C’est une décision qui n’a pas été facile à prendre. Et encore, aujourd’hui, elle n’est pas complètement assumée par tous ses membres. Pour mieux vous expliquer pourquoi Silence a ouvert cette page Facebook, un petit retour en arrière s’impose...
Silence existe depuis plus de 30 ans. L’association a été témoin de la rapide évolution des techniques et des moyens de communication : arrivée des micro-ordinateurs, de la PAO (publication assistée par ordinateur), de l’internet... à chaque fois, il a fallu se poser des questions et débattre pour évaluer l’intérêt de telle ou telle nouvelle technologie et pour voir dans quelle mesure Silence pouvait s’en passer.
Comment pouvez-vous justifier votre présence sur les réseaux sociaux ?
Silence aurait bien aimé se passer de créer cette page et d’utiliser cet outil de communication.
L’énergie nécessaire à la mise en œuvre d’internet, le pillage et la raréfaction des matériaux indispensables à son fonctionnement ne nous laissent pas indifférents, loin de là comme en témoigne le dossier que nous avons consacré à ce sujet : L’envers de la toile (n° 390, mai 2011).

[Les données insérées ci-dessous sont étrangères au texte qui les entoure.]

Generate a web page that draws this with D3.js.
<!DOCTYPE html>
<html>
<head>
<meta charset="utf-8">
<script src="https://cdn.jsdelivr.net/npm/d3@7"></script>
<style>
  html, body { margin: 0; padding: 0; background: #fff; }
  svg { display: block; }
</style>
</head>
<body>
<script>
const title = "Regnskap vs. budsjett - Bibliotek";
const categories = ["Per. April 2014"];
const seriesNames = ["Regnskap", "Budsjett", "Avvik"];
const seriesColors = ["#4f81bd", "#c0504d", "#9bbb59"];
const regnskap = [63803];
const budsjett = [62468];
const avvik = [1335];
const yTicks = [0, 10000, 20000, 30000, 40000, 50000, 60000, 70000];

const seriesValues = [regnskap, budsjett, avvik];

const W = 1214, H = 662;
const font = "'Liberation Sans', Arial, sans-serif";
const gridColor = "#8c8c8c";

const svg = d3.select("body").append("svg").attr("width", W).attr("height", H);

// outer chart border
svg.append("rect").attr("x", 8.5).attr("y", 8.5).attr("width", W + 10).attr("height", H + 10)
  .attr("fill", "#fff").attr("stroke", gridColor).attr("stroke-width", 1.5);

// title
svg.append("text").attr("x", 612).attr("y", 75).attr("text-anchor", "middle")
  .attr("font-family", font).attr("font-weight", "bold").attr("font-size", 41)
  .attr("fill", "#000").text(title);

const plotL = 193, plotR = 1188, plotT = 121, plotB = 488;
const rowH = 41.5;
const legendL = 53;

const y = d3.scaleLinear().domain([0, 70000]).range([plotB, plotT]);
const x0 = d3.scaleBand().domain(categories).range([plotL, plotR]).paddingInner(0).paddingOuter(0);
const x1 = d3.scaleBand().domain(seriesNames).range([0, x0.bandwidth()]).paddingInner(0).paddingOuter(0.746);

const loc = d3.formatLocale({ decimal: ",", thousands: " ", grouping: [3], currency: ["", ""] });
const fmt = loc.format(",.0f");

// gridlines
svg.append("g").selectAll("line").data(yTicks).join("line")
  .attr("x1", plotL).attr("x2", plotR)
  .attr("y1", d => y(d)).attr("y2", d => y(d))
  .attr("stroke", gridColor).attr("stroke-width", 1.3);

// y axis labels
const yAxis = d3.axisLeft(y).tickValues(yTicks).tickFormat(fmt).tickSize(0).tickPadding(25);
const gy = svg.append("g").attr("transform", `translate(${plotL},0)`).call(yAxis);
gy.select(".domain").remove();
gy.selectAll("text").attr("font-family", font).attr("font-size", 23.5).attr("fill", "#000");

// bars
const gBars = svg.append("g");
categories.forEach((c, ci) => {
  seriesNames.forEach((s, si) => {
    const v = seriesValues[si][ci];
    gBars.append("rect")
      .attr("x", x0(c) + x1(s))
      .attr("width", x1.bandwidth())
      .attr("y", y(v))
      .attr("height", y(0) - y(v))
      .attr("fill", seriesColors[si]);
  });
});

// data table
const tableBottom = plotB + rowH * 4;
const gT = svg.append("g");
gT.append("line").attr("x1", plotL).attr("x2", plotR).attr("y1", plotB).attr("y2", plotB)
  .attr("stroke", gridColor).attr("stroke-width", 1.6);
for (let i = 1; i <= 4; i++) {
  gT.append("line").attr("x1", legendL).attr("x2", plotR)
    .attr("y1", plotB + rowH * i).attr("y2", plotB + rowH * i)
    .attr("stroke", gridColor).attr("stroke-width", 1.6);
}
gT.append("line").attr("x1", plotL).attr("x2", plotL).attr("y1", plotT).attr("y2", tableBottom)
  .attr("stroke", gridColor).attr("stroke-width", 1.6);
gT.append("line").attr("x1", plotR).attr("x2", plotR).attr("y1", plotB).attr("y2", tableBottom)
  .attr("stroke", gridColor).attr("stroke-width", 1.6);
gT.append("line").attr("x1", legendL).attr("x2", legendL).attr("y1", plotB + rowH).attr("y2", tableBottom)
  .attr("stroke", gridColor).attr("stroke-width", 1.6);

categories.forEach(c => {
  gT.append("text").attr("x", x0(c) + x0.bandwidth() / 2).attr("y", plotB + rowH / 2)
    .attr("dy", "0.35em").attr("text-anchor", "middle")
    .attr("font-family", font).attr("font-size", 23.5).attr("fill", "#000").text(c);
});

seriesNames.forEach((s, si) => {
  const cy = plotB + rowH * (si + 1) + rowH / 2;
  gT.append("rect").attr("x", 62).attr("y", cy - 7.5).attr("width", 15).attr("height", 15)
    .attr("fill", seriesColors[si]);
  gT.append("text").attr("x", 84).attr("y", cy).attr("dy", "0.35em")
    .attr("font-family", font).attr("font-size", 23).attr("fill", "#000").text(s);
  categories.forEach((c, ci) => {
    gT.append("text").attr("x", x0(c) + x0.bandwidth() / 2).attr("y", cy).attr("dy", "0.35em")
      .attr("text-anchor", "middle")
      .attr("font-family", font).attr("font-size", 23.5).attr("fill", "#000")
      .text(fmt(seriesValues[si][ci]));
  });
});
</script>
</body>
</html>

Nous avons même mené l’expérience de nous passer d’internet pour la réalisation du n° 407 (décembre 2012), dans lequel nous relatons cette aventure qui est restée... une aventure !
Les utilisateurs de Facebook, s’exposent à la capture de leurs données personnelles par les grands acteurs commerciaux du web, ce qui constitue l’antithèse de ce que nous défendons. Nous prônons tellement les échanges vrais, la simplicité, les alternatives économiques et écologiques.

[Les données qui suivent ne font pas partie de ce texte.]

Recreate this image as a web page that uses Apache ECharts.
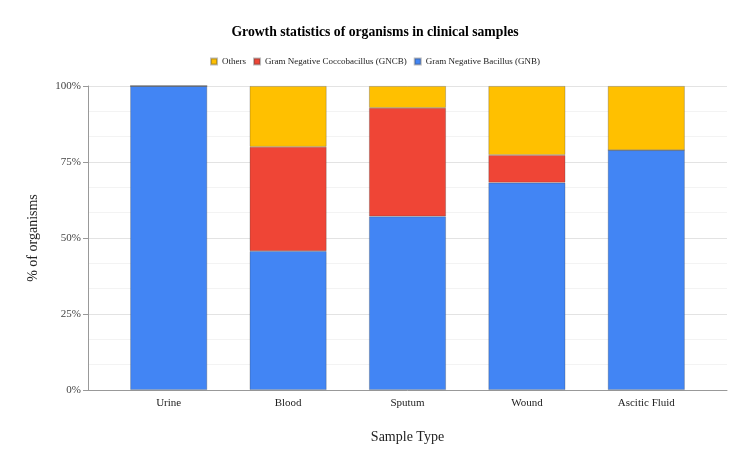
<!DOCTYPE html>
<html><head><meta charset="utf-8">
<script src="https://cdn.jsdelivr.net/npm/echarts@6/dist/echarts.min.js"></script>
<style>html,body{margin:0;padding:0;background:#fff}#c{width:750px;height:466px}</style>
</head><body><div id="c"></div>
<script>
var categories = ["Urine", "Blood", "Sputum", "Wound", "Ascitic Fluid"];
var gnb = [100, 45.7, 57.1, 68.2, 78.9];
var gncb = [0, 34.3, 35.7, 9.1, 0];
var others = [0, 20.0, 7.2, 22.7, 21.1];
var yTicks = [0, 25, 50, 75, 100];

var FONT = '"Liberation Serif", "DejaVu Serif", serif';
var chart = echarts.init(document.getElementById('c'));
chart.setOption({
  animation: false,
  backgroundColor: '#fff',
  title: {
    text: 'Growth statistics of organisms in clinical samples',
    left: 'center', top: 20,
    textStyle: {fontFamily: FONT, fontSize: 13.7, fontWeight: 'bold', color: '#000'}
  },
  legend: {
    top: 52, left: 'center',
    data: ['Others', 'Gram Negative Coccobacillus (GNCB)', 'Gram Negative Bacillus (GNB)'],
    icon: 'rect', itemWidth: 6, itemHeight: 6, itemGap: 7,
    textStyle: {fontFamily: FONT, fontSize: 9, color: '#222'}
  },
  grid: [
    {left: 88, right: 23, top: 86, bottom: 76},
    {left: 109, right: 44, top: 86, bottom: 76}
  ],
  xAxis: [
    {type: 'value', gridIndex: 0, min: 0, max: 1,
     axisLine: {show: true, lineStyle: {color: '#999', width: 1}},
     axisTick: {show: false}, axisLabel: {show: false}, splitLine: {show: false},
     name: 'Sample Type', nameLocation: 'middle', nameGap: 40,
     nameTextStyle: {fontFamily: FONT, fontSize: 14, color: '#222'}},
    {type: 'category', gridIndex: 1, data: categories,
     axisLine: {show: false}, axisTick: {show: false},
     axisLabel: {fontFamily: FONT, fontSize: 11, color: '#222', margin: 8}}
  ],
  yAxis: [
    {type: 'value', gridIndex: 0, min: 0, max: 100, interval: 25,
     axisLine: {show: true, lineStyle: {color: '#999'}},
     axisTick: {show: true, length: 5, lineStyle: {color: '#999'}},
     axisLabel: {fontFamily: FONT, fontSize: 11, color: '#444', margin: 7,
       formatter: function (v) { return yTicks.indexOf(v) >= 0 ? v + '%' : ''; }},
     splitLine: {show: true, lineStyle: {color: '#e3e3e3'}},
     minorTick: {show: false, splitNumber: 3},
     minorSplitLine: {show: true, lineStyle: {color: '#f3f3f3'}},
     name: '% of organisms', nameLocation: 'middle', nameGap: 48,
     nameTextStyle: {fontFamily: FONT, fontSize: 14, color: '#222'}},
    {type: 'value', gridIndex: 1, min: 0, max: 100, show: false,
     splitLine: {show: false}}
  ],
  series: [
    {name: 'Gram Negative Bacillus (GNB)', type: 'bar', stack: 's', xAxisIndex: 1, yAxisIndex: 1,
     data: gnb, barWidth: 77, itemStyle: {color: '#4285F4', borderColor: 'rgba(60,60,60,0.35)', borderWidth: 0.8}},
    {name: 'Gram Negative Coccobacillus (GNCB)', type: 'bar', stack: 's', xAxisIndex: 1, yAxisIndex: 1,
     data: gncb, barWidth: 77, itemStyle: {color: '#EF4536', borderColor: 'rgba(60,60,60,0.35)', borderWidth: 0.8}},
    {name: 'Others', type: 'bar', stack: 's', xAxisIndex: 1, yAxisIndex: 1,
     data: others, barWidth: 77, itemStyle: {color: '#FFC000', borderColor: 'rgba(60,60,60,0.35)', borderWidth: 0.8}}
  ]
});
</script></body></html>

Cependant, utiliser ce canal, tout en le critiquant, n’est-ce pas un bon moyen pour Silence de toucher des personnes qui ont besoin de percevoir des alternatives de vie et de développer leur regard critique ? N’est-il pas possible d’utiliser un instrument qui, à priori, sert l’individualisme et la relation virtuelle, pour diffuser un autre discours ?
Nous le comprenons bien. Etre sur Facebook, c’est toucher un public plus large, différent de celui qui fréquente les salons et les festivals écolos, mais pensez-vous vraiment augmenter votre lectorat en étant présent sur les réseaux sociaux ?
Aujourd’hui, Silence est sur Facebook, car Silence est une revue qui a besoin de vivre. Nous devons faire face à la perte de vitesse de la presse en général et de la presse alternative en particulier. Nous avons toujours choisi de ne pas être distribué en kiosque pour éviter le gaspillage. Savez-vous qu’en moyenne un journal sur trois disponible en kiosque est jeté ? Pour autant, Silence a besoin d’être visible.
Le bouche-à-oreille de nos lecteurs-trices, sympathisant-es et de nos partenaires compte beaucoup pour nous faire connaître. De nombreux stands — plus d’une centaine par an — sont tenus par des bénévoles et la revue est disponible en dépôt dans deux cent lieux (magasins bio, librairies indépendantes, associations…). Nous avons besoin de nous faire connaître d’un plus large public non engagé dans cette voie et peu informé. Pour diffuser les idées et les pratiques, nous ne pouvons pas rester absents des réseaux fréquentés par la plupart des jeunes, car nous ne disposons pas d’autres moyens de les toucher.
De nombreux collègues de la presse utilisent déjà les « réseaux sociaux » comme vitrine sur le web. Selon nos statistiques de 2012, 80 % des personnes qui arrivent sur notre site internet viennent par Facebook, alors même que nous n’y étions pas ? Aujourd’hui, nous choisissons de tenter cette expérience, comme nous avons commencé, en 1986, à utiliser les ordinateurs pour réaliser la revue, en 2006, de nous connecter sur internet, de créer un site et, en 2010, de proposer le paiement en ligne.
Aujourd’hui, Silence assume son ambiguïté en ayant conscience de ses contradictions. Nous veillerons à une utilisation prudente et critique de ce moyen.